Shared parenting can be difficult without an effective Timesharing Schedule.

Timesharing schedules, or more commonly called child custody schedules, can be challenging and time consuming to develop.  The schedule and exchanges must consider the communication between the parents, as well as the work schedules of each parent and the child’s school and extracurricular activities.  When I work with clients to develop a timesharing schedule, it sometimes helps to have examples of what other families have done so that we can use that as a starting point to develop a specific timesharing schedule to meet the needs of each individual client and their family.  I found the following article to be very thorough and it gives a great summation of each of the various options for timesharing.

Original Article 

What kind of custody schedule works best for a shared parenting plan? Well, the best custody schedule is one that will give both parents sufficient time to continue to nurture and develop their relationship with the child. There are many schedules that parents can choose that will allow them to do this, so a mother and father need to assess their situation and think about what will work for them and the child. Here are somesample child custody schedules that parents use in their shared parenting plans. You can choose any of these schedules for your plan, or you can modify and adapt them to meet your needs.

The Basic Weekend Schedule

For a shared parenting plan, most parents don’t think that the common weekend schedule (where one parent has the children every weekend or every other weekend) will work. However, many parents find that they can modify a weekend schedule so that the parent has additional time. Weekend schedules work well for children who are very involved in school during the week and when the parents don’t live very close to each other.

A common variation on the weekend schedule is to add evening or overnight visits during the week. So, a parent may have the children every other weekend, but also has an overnight visit every Wednesday. Or the parent has the children every weekend along with two evening visits during the week. Parents can add visits and time as it works for both parents and the children.

Another variation on the weekend schedule is to extend the weekends. This depends on the work and school schedules involved, but the weekend could start on Thursday evening or extend until Monday evening. This gives the parent more time.

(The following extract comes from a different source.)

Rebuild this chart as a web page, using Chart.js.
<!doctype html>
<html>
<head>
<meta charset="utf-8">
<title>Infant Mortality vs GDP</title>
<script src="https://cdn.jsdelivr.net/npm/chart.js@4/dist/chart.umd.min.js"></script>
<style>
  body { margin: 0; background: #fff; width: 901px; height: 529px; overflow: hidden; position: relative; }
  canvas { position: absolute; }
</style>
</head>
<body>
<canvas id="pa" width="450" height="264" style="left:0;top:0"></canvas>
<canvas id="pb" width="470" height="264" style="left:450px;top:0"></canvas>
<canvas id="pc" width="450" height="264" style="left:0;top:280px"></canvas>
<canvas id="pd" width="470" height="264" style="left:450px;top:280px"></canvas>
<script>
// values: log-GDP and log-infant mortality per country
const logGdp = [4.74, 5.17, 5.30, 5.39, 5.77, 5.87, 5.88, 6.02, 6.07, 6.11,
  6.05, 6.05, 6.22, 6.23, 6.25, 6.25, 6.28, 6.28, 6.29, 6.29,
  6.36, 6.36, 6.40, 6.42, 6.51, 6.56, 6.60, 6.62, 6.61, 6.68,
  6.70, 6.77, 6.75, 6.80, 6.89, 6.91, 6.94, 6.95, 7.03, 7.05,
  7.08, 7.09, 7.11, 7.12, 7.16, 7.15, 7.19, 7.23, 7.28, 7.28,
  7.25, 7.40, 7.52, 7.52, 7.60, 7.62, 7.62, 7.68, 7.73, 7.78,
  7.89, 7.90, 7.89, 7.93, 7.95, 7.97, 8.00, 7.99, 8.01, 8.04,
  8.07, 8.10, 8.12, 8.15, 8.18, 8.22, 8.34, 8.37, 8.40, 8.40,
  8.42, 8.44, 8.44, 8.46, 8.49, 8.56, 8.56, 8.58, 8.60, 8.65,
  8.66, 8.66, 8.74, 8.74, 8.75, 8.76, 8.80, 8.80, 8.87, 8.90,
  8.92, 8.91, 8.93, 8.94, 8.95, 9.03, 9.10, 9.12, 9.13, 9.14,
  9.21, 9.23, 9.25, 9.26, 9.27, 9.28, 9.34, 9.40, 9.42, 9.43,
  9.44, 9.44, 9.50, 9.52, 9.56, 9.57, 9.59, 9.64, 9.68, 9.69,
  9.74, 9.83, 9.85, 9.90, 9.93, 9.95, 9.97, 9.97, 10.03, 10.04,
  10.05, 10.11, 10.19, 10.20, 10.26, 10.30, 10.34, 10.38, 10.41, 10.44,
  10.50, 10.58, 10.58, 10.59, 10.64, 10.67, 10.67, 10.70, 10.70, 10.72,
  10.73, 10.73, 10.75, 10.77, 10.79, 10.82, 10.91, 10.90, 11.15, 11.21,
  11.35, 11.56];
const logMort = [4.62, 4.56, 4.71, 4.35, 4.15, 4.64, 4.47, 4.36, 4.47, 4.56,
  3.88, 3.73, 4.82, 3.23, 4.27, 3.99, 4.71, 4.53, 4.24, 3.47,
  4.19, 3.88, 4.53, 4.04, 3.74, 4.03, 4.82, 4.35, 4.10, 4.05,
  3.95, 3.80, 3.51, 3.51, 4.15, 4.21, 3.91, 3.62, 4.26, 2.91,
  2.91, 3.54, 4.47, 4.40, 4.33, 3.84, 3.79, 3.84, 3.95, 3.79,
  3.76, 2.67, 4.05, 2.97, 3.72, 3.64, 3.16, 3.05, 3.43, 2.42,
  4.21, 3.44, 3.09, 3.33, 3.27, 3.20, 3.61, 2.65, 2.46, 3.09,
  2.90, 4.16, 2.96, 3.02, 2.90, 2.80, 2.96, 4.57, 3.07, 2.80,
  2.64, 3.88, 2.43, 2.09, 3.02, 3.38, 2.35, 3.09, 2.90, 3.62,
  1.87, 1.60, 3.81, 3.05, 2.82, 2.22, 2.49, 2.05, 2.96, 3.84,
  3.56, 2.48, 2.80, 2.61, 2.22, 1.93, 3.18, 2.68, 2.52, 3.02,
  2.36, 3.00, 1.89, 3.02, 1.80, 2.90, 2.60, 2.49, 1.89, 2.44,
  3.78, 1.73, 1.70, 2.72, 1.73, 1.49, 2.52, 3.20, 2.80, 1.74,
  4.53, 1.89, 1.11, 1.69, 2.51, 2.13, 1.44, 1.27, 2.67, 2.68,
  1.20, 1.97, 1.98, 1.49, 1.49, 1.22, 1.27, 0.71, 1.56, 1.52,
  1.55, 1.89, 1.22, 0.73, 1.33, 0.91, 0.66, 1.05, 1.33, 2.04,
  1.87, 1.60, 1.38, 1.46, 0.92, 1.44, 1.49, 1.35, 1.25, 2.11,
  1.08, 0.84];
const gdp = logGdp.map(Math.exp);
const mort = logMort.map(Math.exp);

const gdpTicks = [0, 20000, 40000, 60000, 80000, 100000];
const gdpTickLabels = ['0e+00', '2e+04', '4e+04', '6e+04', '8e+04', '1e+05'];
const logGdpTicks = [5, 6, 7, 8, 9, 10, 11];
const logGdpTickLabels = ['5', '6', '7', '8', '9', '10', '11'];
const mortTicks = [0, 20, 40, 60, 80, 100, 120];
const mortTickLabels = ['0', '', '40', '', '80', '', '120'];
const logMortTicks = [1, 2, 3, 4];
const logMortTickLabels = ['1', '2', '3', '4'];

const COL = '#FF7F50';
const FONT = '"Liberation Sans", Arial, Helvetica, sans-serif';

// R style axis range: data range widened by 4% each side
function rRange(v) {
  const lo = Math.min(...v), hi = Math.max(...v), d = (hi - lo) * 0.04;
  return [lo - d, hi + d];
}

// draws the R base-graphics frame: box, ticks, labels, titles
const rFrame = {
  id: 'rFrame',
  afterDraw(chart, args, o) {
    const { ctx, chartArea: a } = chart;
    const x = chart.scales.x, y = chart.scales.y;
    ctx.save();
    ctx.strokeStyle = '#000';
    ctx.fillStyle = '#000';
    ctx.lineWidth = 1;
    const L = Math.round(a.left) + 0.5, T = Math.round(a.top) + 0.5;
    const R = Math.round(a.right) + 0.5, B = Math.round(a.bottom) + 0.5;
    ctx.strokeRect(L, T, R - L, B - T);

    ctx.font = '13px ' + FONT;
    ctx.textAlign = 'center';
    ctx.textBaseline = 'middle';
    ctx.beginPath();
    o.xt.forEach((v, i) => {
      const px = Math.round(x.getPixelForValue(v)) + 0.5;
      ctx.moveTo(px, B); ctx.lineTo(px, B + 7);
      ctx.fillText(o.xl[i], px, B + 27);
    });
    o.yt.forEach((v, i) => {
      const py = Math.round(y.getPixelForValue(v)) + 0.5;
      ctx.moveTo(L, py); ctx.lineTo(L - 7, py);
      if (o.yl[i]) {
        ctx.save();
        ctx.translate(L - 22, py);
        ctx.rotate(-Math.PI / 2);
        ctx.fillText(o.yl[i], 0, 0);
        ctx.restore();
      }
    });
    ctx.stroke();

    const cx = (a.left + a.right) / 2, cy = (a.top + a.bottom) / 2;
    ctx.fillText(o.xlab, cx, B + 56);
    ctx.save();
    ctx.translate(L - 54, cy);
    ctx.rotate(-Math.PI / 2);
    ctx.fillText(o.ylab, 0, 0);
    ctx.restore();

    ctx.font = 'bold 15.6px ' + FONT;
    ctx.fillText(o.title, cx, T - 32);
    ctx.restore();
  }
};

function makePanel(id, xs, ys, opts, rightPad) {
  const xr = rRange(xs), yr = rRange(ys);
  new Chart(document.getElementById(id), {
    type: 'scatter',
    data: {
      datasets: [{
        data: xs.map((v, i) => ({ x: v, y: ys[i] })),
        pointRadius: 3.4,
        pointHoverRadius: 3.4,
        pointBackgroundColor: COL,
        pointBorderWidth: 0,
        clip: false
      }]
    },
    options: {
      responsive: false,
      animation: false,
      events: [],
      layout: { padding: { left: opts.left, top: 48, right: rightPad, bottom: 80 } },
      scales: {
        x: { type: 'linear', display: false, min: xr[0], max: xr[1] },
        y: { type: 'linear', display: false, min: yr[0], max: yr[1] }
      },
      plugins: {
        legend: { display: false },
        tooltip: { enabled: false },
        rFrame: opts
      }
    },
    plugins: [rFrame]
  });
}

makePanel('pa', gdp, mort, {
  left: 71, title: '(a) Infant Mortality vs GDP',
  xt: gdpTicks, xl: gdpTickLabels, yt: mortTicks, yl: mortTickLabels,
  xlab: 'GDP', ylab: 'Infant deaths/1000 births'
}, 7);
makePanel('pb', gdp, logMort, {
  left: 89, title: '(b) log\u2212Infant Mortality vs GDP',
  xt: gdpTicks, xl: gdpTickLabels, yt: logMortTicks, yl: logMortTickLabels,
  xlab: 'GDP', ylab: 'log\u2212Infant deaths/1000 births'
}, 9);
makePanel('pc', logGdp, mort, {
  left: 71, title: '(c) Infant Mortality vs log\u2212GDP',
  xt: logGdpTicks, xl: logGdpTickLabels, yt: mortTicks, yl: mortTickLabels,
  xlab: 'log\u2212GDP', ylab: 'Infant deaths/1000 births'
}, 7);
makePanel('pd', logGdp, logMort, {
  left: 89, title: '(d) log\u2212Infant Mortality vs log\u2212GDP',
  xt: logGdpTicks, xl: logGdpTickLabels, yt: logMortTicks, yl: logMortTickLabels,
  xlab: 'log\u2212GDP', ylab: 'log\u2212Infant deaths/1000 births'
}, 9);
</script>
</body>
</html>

The 2/2/5/5 or 3/3/4/4 Schedule

2-2-5-5 Custody Schedule

Many parents who want equal time with the children find that splitting the weeks in half work well. Common custody schedules for this arrangement are the 2/2/5/5 and 3/3/4/4 schedule. In these schedules, Parent A has the children for two or three days, Parent B has the children for two or three days, Parent A has the children for five or four days, and Parent B has the children for five or four days. Then the cycle repeats. This schedule ends up consistently splitting the week in half–as you can see in the picture.

Alternating Weeks

A common schedule for a shared parenting plan is when parents alternate weeks of custody. A mother and father can also adjust this schedule to meet their needs by adding evening and weekend visits to the parent who doesn’t have custody that week.

Other Options

When children have a rigid school schedule, or when parents do not live close to each other, they may need to be creative about how the parent will still have contact with the children. Parents can choose to have one custody schedule during the school year and then change it during vacations or school breaks to give the other parent more time. Parents can also have contact with the children through webcams, telephone, texting, email, instant messaging, etc.